BALTIMORE, Maryland — All day long, 5 On Your Side Investigators have been fighting for answers to your social Security questions all while visiting our nation’s capitol. Prior to coming to D.C., we tried to get an on-camera interview with the top people at SSA. We called. We emailed. They declined. So, we printed your concerns and took them straight to the SSA building in Baltimore.

“I’m Jonathan Walsh from News 5 up in Cleveland. I’m here to interview somebody about the concerns our viewers have,” we told the security staff that stopped us at the front doors. We were trying to help the agency to understand the problems that are happening. SSA refused to send anyone down to talk to us. We were then kicked out. “We’re just trying to get answers for the folks who keep contacting us,” we told them, but it made no difference.

We then took your stories to Senator Sherrod Brown. “People are getting hurt because government isn’t doing what it should do,” said the senator. He told us he’s a strong advocate for Social Security reform. “We call the Social Security Administration often just like we call state and federal agencies to try to move something along,” he said.

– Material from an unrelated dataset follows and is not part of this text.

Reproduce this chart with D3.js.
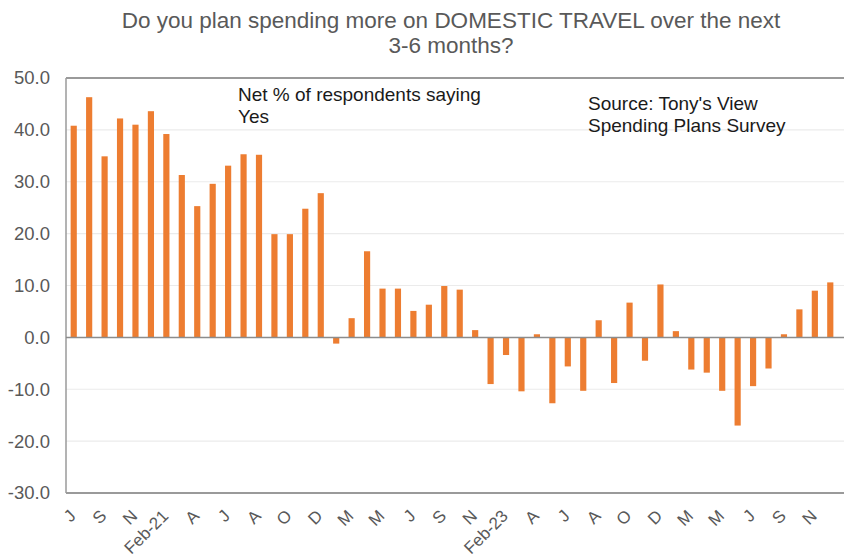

We also met up with Lisa Ekman, who is the Director of Government Affairs for the National Organization of Social Security Claimants’ Representatives in Washington, D.C. “Congress often…deals with what emergency is today and they don’t do as good a job about thinking about the future,” said Ekman.

NOSSCR helps people with disabilities who need Social Security benefits, people who sometimes stand by for 600 days for certain hearings. “While they’re waiting for that, they don’t have a job. They run out of money. We see they become homeless,” she explained.

Ekman said SSA is run very efficiently. “The administrative costs are about 1% of the benefits paid out. I’d put that up against any government agency, any company…that really low administrative costs.” But, she said, it’s probably too low. SSA is not meeting the need. It’s too financially strapped with too much work to accomplish.